Again, this shows up very clearly in programming; quite frequently. It is fairly common if you read a lot of code to see a programmer belt out very specific handling for A1 in one location, and then find another, completely separate, yet nearly similar A2 in another. Not only does this occur for code, but it also pops up in the data and the static data used for operational configuration. Software, these day, is highly redundant. It actually gets worse when you look at teams of programmers. The large to massive code bases seem to start with 2x - 3x redundancy and I wouldn’t even want to guess what their worst factors are. The just become ever increasing seas of redundant data and code.

Even though polymorphism is a well-known, popular approach to architecting code, It becomes very unlikely in most cases that a significant proportion of most code-bases is utilizing it across the board. There may be some sub-instances, but most often they are trivial uses. This continues to occur, while oddly one of the most famous modern adages of programming is the DRY principle -- don’t repeat yourself -- which came out of The Pragmatic Programmer book (and possibly series). It’s rather obvious that this wisdom isn’t getting followed on a regular basis quite simply because its really really hard to accomplish in practice. If it were being attempted more often, we’d see it dominating far more of the technical conversations. We see it show up more often in the vast amount of open code that exists. And a huge number of modern technologies not only violate this principle, but they actively encourage it. So while it is talked about, it is quite often swept under the rug in the rush to belt out the next version.

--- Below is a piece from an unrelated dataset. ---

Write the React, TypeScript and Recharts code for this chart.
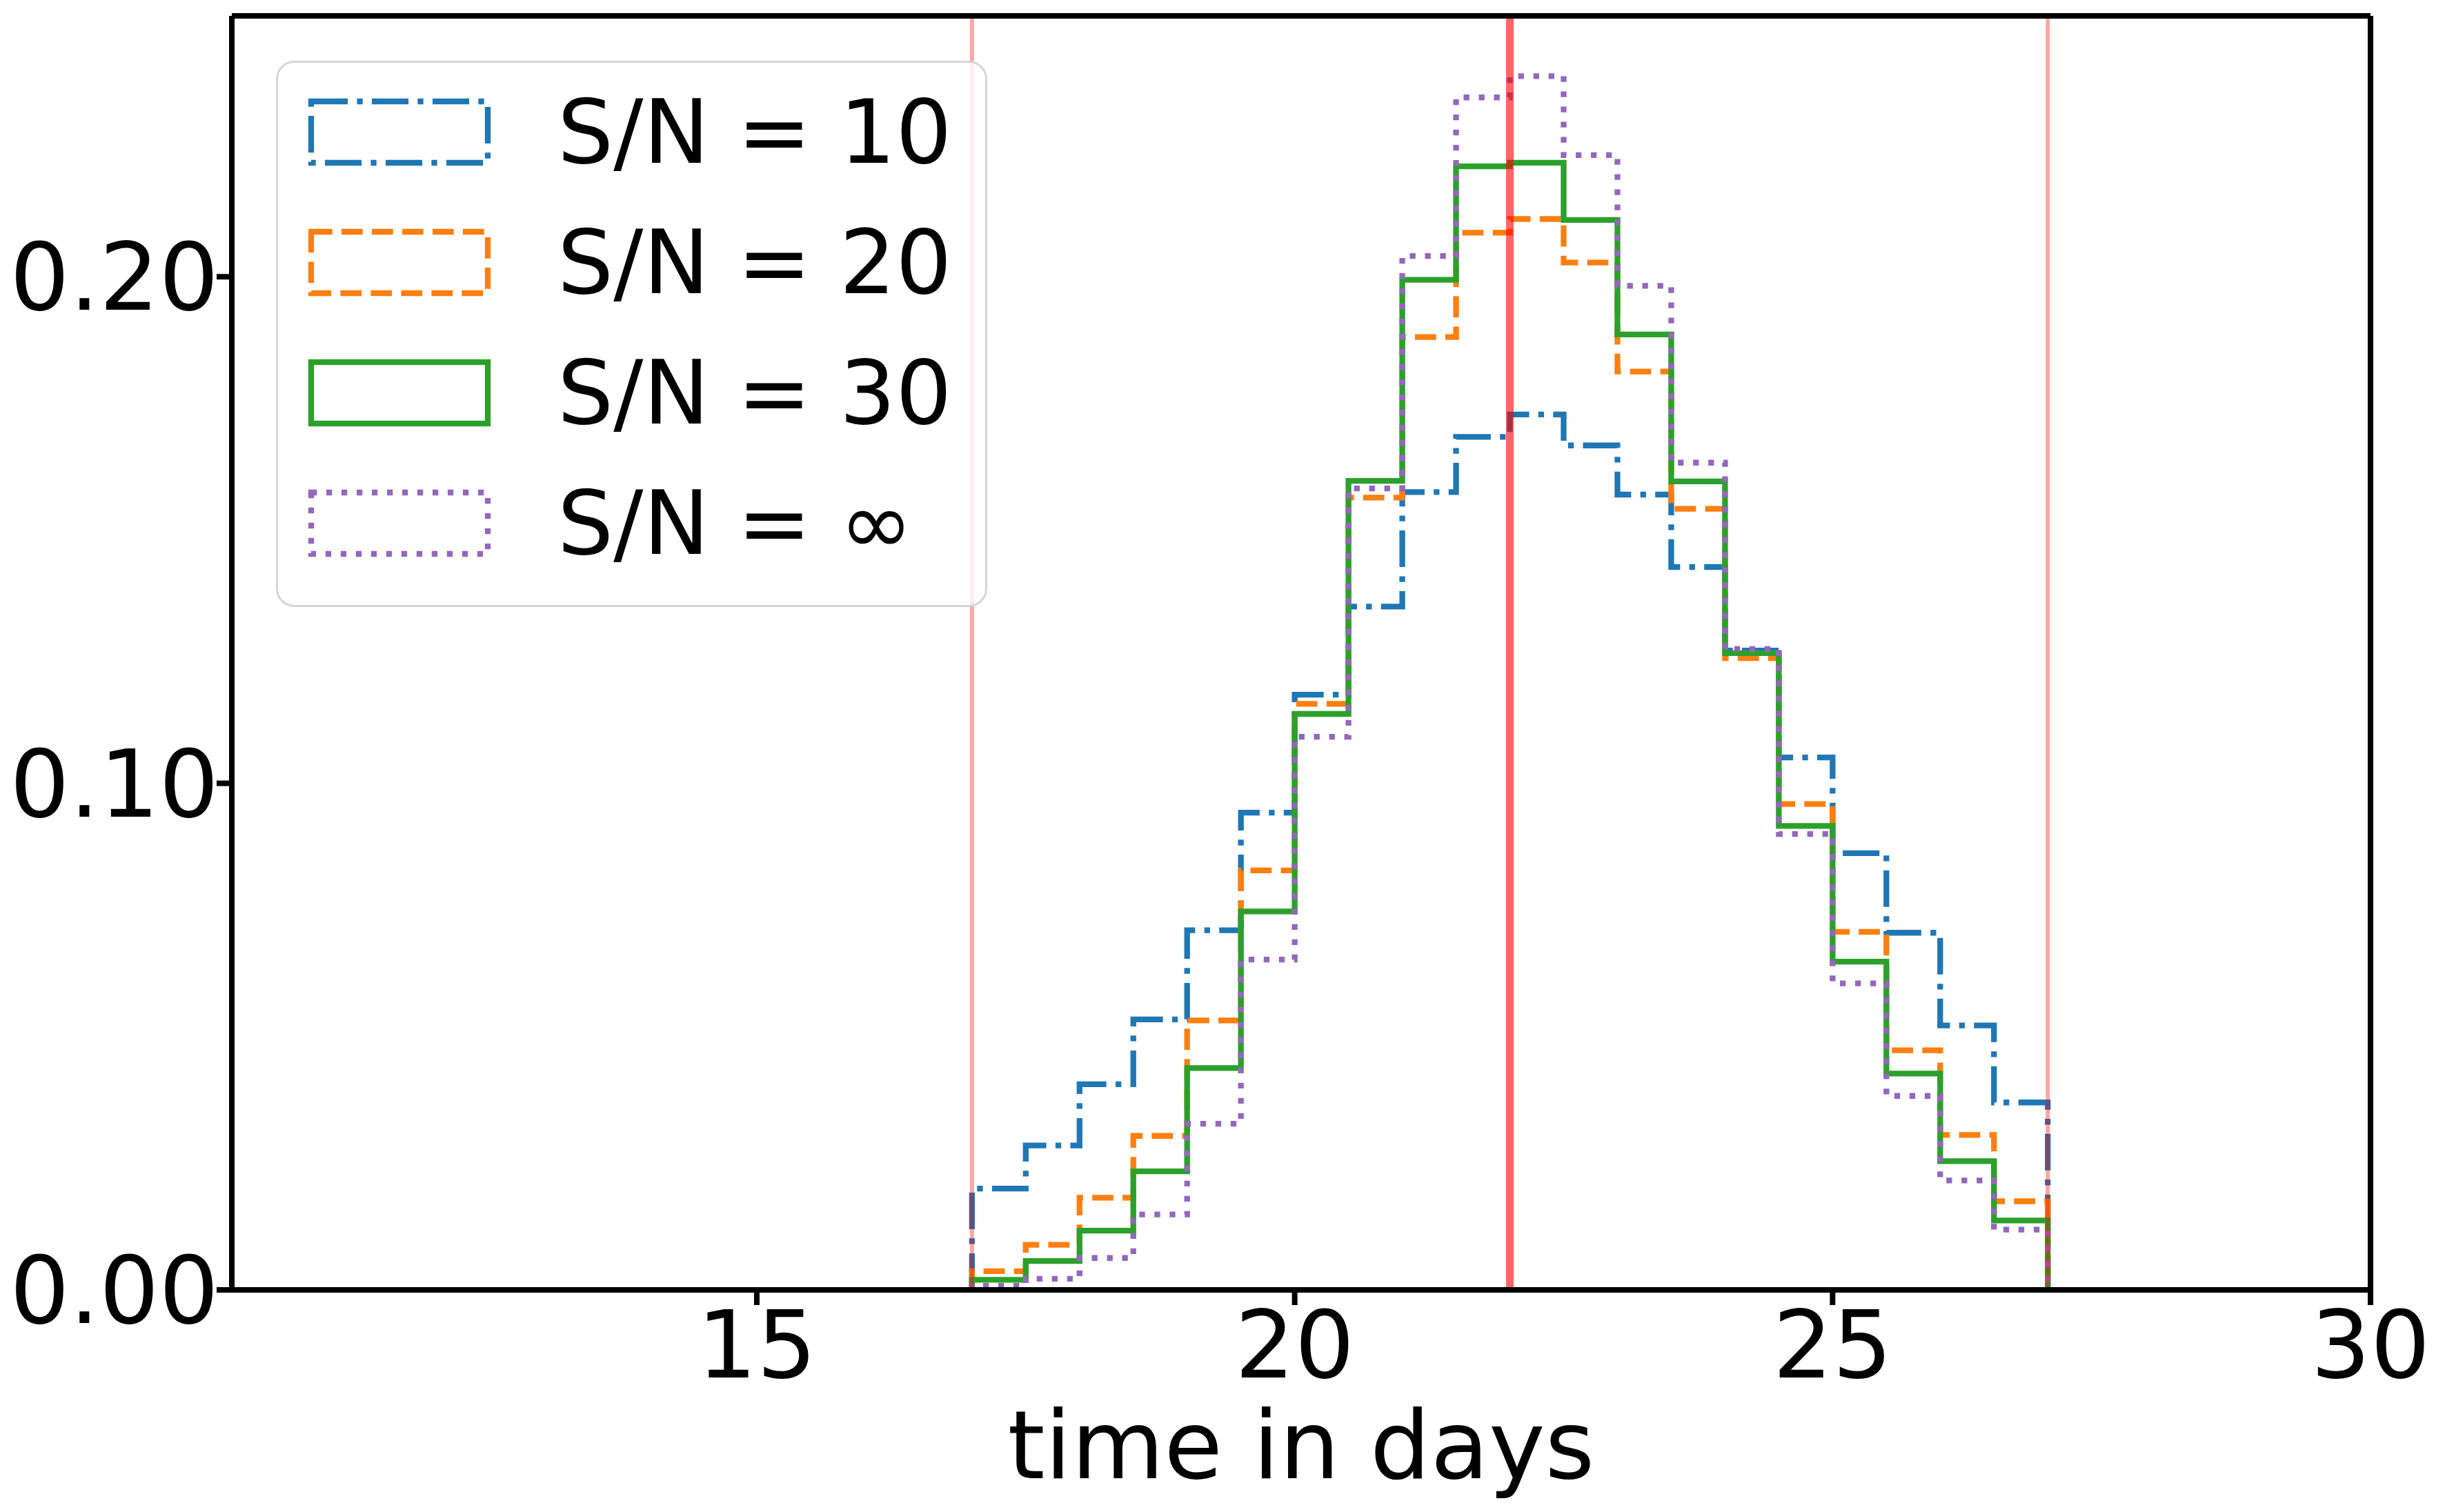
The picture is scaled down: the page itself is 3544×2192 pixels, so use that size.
import React from 'react';
import { ComposedChart, Line, XAxis, YAxis, ReferenceLine, Legend, Label } from 'recharts';

// Histogram bin left edges (days) and the right edge of the last bin
const binEdges = [17, 17.5, 18, 18.5, 19, 19.5, 20, 20.5, 21, 21.5, 22, 22.5, 23, 23.5, 24, 24.5, 25, 25.5, 26, 26.5];
const binEnd = 27;

// Normalised histogram heights per bin
const sn10 = [0.0200, 0.0285, 0.0406, 0.0534, 0.0710, 0.0942, 0.1175, 0.1349, 0.1575, 0.1684, 0.1728, 0.1667, 0.1570, 0.1427, 0.1262, 0.1051, 0.0862, 0.0705, 0.0522, 0.0370];
const sn20 = [0.0037, 0.0089, 0.0182, 0.0304, 0.0532, 0.0828, 0.1157, 0.1564, 0.1881, 0.2087, 0.2114, 0.2028, 0.1813, 0.1542, 0.1247, 0.0959, 0.0707, 0.0473, 0.0306, 0.0175];
const sn30 = [0.0020, 0.0057, 0.0117, 0.0234, 0.0438, 0.0747, 0.1137, 0.1597, 0.1994, 0.2218, 0.2225, 0.2112, 0.1886, 0.1596, 0.1257, 0.0916, 0.0648, 0.0427, 0.0254, 0.0137];
const snInf = [0.0008, 0.0022, 0.0063, 0.0149, 0.0328, 0.0652, 0.1092, 0.1582, 0.2041, 0.2354, 0.2396, 0.2240, 0.1982, 0.1633, 0.1265, 0.0900, 0.0605, 0.0383, 0.0216, 0.0119];

const seriesNames = ['S/N = 10', 'S/N = 20', 'S/N = 30', 'S/N = ∞'];
const xTicks = [15, 20, 25, 30];
const yTicks = [0, 0.1, 0.2];
const boundaryDays = [17, 27];
const centralDay = 22;
const xDomain = [10.12, 30];
const yDomain = [0, 0.2515];

const W = 3544;
const H = 2192;
const FONT = '"DejaVu Sans", sans-serif';
const LW = 8.3;

const series = [
  { key: 'sn10', name: seriesNames[0], values: sn10, color: '#1f77b4', dash: `${6.4 * LW} ${1.6 * LW} ${1 * LW} ${1.6 * LW}` },
  { key: 'sn20', name: seriesNames[1], values: sn20, color: '#ff7f0e', dash: `${3.7 * LW} ${1.6 * LW}` },
  { key: 'sn30', name: seriesNames[2], values: sn30, color: '#2ca02c', dash: undefined as string | undefined },
  { key: 'snInf', name: seriesNames[3], values: snInf, color: '#9467bd', dash: `${1 * LW} ${1.65 * LW}` },
];

// Build the step outline table: start at zero, one row per bin edge, close back to zero
const rows: Record<string, number>[] = [];
{
  const first: Record<string, number> = { t: binEdges[0] };
  series.forEach((s) => (first[s.key] = 0));
  rows.push(first);
  binEdges.forEach((edge, i) => {
    const r: Record<string, number> = { t: edge };
    series.forEach((s) => (r[s.key] = s.values[i]));
    rows.push(r);
  });
  const last: Record<string, number> = { t: binEnd };
  series.forEach((s) => (last[s.key] = 0));
  rows.push(last);
}

const LegendBox = () => (
  <svg width={1031} height={792} style={{ display: 'block', overflow: 'visible' }}>
    <rect x={1.5} y={1.5} width={1028} height={789} rx={25} ry={25} fill="rgba(255,255,255,0.8)" stroke="#d6d6d6" strokeWidth={3} />
    {series.map((s, i) => (
      <g key={s.key}>
        <rect
          x={51}
          y={59 + 189 * i}
          width={256}
          height={89}
          fill="none"
          stroke={s.color}
          strokeWidth={LW}
          strokeDasharray={s.dash}
          strokeLinejoin="miter"
        />
        <text x={408} y={148 + 189 * i} fontSize={128} fontFamily={FONT} fill="#000">
          {s.name}
        </text>
      </g>
    ))}
  </svg>
);

export default function App() {
  return (
    <div style={{ position: 'absolute', left: 0, top: 0, width: W, height: H, background: '#fff' }}>
      <ComposedChart width={W} height={H} data={rows} margin={{ top: 23, right: 108, left: 0, bottom: 0 }}>
        <XAxis
          dataKey="t"
          type="number"
          domain={xDomain}
          ticks={xTicks}
          interval={0}
          allowDataOverflow
          height={322}
          tickSize={22}
          tickMargin={8}
          tick={{ fontSize: 136, fill: '#000', fontFamily: FONT }}
          tickLine={{ stroke: '#000', strokeWidth: 8 }}
          axisLine={{ stroke: '#000', strokeWidth: 8 }}
        >
          <Label
            content={(props: any) => {
              const vb = props.viewBox || { x: 336, y: 1870, width: 3100, height: 322 };
              return (
                <text x={vb.x + vb.width / 2} y={vb.y + 273} textAnchor="middle" fontSize={138} fontFamily={FONT} fill="#000">
                  time in days
                </text>
              );
            }}
          />
        </XAxis>
        <YAxis
          type="number"
          domain={yDomain}
          ticks={yTicks}
          interval={0}
          allowDataOverflow
          width={336}
          tickSize={22}
          tickMargin={-3}
          tickFormatter={(v: number) => v.toFixed(2)}
          tick={{ fontSize: 136, fill: '#000', fontFamily: FONT }}
          tickLine={{ stroke: '#000', strokeWidth: 8 }}
          axisLine={{ stroke: '#000', strokeWidth: 8 }}
        />
        {series.map((s) => (
          <Line
            key={s.key}
            dataKey={s.key}
            name={s.name}
            type="stepAfter"
            stroke={s.color}
            strokeWidth={LW}
            strokeDasharray={s.dash}
            strokeLinecap="butt"
            strokeLinejoin="miter"
            dot={false}
            activeDot={false}
            isAnimationActive={false}
          />
        ))}
        {boundaryDays.map((d) => (
          <ReferenceLine key={d} x={d} stroke="rgba(255,0,0,0.35)" strokeWidth={6} />
        ))}
        <ReferenceLine x={centralDay} stroke="rgba(255,0,0,0.6)" strokeWidth={11} />
        <ReferenceLine y={yDomain[1]} stroke="#000" strokeWidth={8} />
        <ReferenceLine x={xDomain[1]} stroke="#000" strokeWidth={8} />
        <Legend
          layout="vertical"
          verticalAlign="middle"
          align="center"
          content={() => <LegendBox />}
          wrapperStyle={{ position: 'absolute', left: 400, top: 88, width: 1031, height: 792, margin: 0, padding: 0 }}
        />
      </ComposedChart>
    </div>
  );
}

I do find this ironic because certainly in software, we’ve seen a huge growth in the expectations for what software can do, and in general given the rapidly increasing -- out of control -- complexity of our societies, you’d think more and more people would start to look for efficiencies. But it does seem that the opposite is true about human nature. That is, the more complex things become, the more tunneled the vision of the people who have to deal with them. Our species seems to retreat towards the shallows the moment things get too much for them. This, it seems, sets up a feedback loop, forcing people who took the long road to be late, thus forcing them to not analyze the next fork sufficiently and again choose a longer route. And then it never ends.

And it’s that type of negative feedback loop that I’ve seen in many software development projects, both at the coding level and the organizational one. The projects get so ground down by slapping on band-aids to unnecessary problems caused by redundancies, that they lack the resources to avoid creating them in the first place. The work degrades into a loosely coupled collection of disorganized functionality that mitigates most of its own benefits. Not only have they chosen the lest affective path, they’ve also opened up an ever widening sink hole for their own resources. And it seems that this type of problems comes directly from our own intuitive approach to solving problems. We are most likely to not make the right choices (and then far too stubborn to backtrack).